#### Supplied information ####

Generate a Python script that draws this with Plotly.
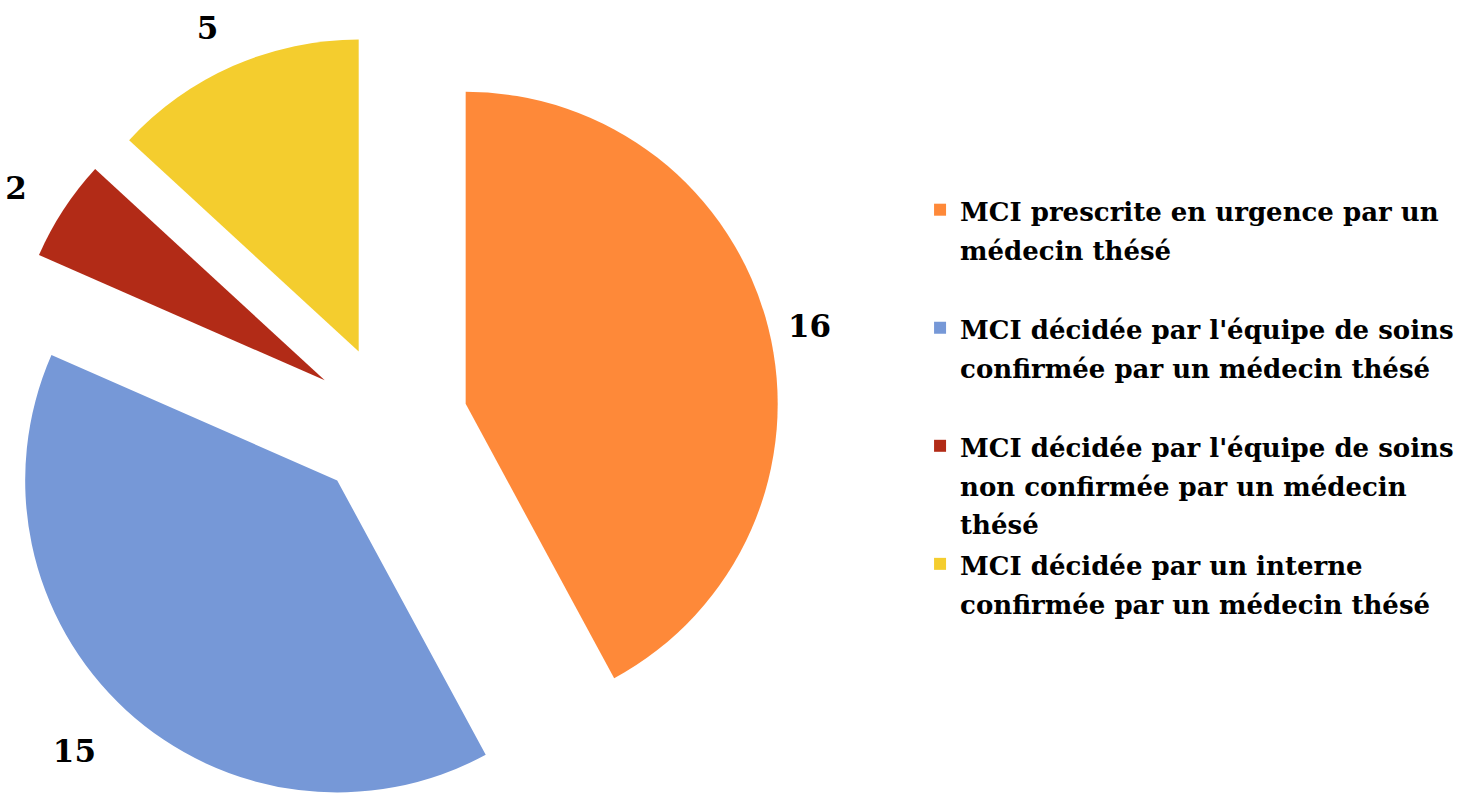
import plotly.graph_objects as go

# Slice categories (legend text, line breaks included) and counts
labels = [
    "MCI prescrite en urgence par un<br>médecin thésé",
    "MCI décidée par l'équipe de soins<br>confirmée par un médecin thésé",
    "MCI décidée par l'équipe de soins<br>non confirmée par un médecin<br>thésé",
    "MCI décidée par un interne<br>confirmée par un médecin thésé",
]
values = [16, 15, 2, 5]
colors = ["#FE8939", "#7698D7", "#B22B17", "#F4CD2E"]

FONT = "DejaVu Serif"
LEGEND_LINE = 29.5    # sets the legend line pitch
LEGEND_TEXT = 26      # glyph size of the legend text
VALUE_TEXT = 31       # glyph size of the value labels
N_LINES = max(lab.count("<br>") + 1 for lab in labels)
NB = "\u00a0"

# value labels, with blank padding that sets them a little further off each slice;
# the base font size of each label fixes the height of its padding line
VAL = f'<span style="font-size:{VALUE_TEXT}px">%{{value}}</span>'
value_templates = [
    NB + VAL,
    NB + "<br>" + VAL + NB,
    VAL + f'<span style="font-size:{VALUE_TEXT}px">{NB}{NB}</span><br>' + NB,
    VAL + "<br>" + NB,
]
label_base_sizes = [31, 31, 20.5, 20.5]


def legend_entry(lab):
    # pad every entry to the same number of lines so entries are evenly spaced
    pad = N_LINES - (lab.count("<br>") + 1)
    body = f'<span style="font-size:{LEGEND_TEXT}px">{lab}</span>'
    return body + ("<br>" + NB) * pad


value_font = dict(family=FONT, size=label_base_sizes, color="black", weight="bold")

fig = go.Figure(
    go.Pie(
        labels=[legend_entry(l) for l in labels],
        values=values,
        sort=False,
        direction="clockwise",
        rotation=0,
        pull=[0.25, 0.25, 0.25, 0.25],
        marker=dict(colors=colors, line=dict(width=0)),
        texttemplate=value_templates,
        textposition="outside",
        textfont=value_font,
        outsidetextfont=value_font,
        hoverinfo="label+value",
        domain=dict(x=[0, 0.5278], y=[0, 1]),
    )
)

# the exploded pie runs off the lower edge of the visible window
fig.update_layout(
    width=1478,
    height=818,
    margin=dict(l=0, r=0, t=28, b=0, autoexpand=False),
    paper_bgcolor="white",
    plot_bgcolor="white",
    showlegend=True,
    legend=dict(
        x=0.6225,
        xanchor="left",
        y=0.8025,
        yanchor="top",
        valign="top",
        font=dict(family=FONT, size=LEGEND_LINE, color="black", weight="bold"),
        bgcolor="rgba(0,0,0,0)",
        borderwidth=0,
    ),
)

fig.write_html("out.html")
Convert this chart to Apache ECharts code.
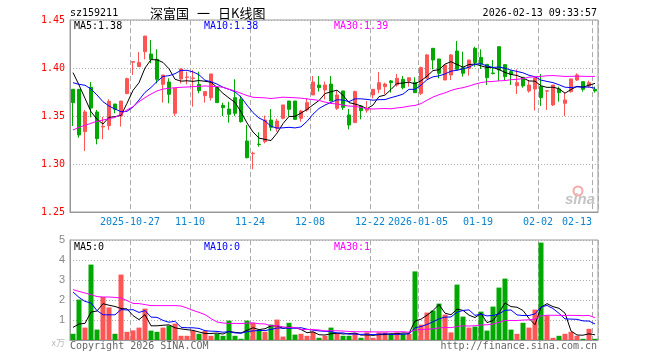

####

▸ What is needed
Leave images out of the retyped records; keep all else exact.

▸ Exercise answer
Generate a Python script that draws this with Plotly.
import plotly.graph_objects as go

# Slice categories (legend text, line breaks included) and counts
labels = [
    "MCI prescrite en urgence par un<br>médecin thésé",
    "MCI décidée par l'équipe de soins<br>confirmée par un médecin thésé",
    "MCI décidée par l'équipe de soins<br>non confirmée par un médecin<br>thésé",
    "MCI décidée par un interne<br>confirmée par un médecin thésé",
]
values = [16, 15, 2, 5]
colors = ["#FE8939", "#7698D7", "#B22B17", "#F4CD2E"]

FONT = "DejaVu Serif"
LEGEND_LINE = 29.5    # sets the legend line pitch
LEGEND_TEXT = 26      # glyph size of the legend text
VALUE_TEXT = 31       # glyph size of the value labels
N_LINES = max(lab.count("<br>") + 1 for lab in labels)
NB = "\u00a0"

# value labels, with blank padding that sets them a little further off each slice;
# the base font size of each label fixes the height of its padding line
VAL = f'<span style="font-size:{VALUE_TEXT}px">%{{value}}</span>'
value_templates = [
    NB + VAL,
    NB + "<br>" + VAL + NB,
    VAL + f'<span style="font-size:{VALUE_TEXT}px">{NB}{NB}</span><br>' + NB,
    VAL + "<br>" + NB,
]
label_base_sizes = [31, 31, 20.5, 20.5]


def legend_entry(lab):
    # pad every entry to the same number of lines so entries are evenly spaced
    pad = N_LINES - (lab.count("<br>") + 1)
    body = f'<span style="font-size:{LEGEND_TEXT}px">{lab}</span>'
    return body + ("<br>" + NB) * pad


value_font = dict(family=FONT, size=label_base_sizes, color="black", weight="bold")

fig = go.Figure(
    go.Pie(
        labels=[legend_entry(l) for l in labels],
        values=values,
        sort=False,
        direction="clockwise",
        rotation=0,
        pull=[0.25, 0.25, 0.25, 0.25],
        marker=dict(colors=colors, line=dict(width=0)),
        texttemplate=value_templates,
        textposition="outside",
        textfont=value_font,
        outsidetextfont=value_font,
        hoverinfo="label+value",
        domain=dict(x=[0, 0.5278], y=[0, 1]),
    )
)

# the exploded pie runs off the lower edge of the visible window
fig.update_layout(
    width=1478,
    height=818,
    margin=dict(l=0, r=0, t=28, b=0, autoexpand=False),
    paper_bgcolor="white",
    plot_bgcolor="white",
    showlegend=True,
    legend=dict(
        x=0.6225,
        xanchor="left",
        y=0.8025,
        yanchor="top",
        valign="top",
        font=dict(family=FONT, size=LEGEND_LINE, color="black", weight="bold"),
        bgcolor="rgba(0,0,0,0)",
        borderwidth=0,
    ),
)

fig.write_html("out.html")
Convert this chart to Apache ECharts code.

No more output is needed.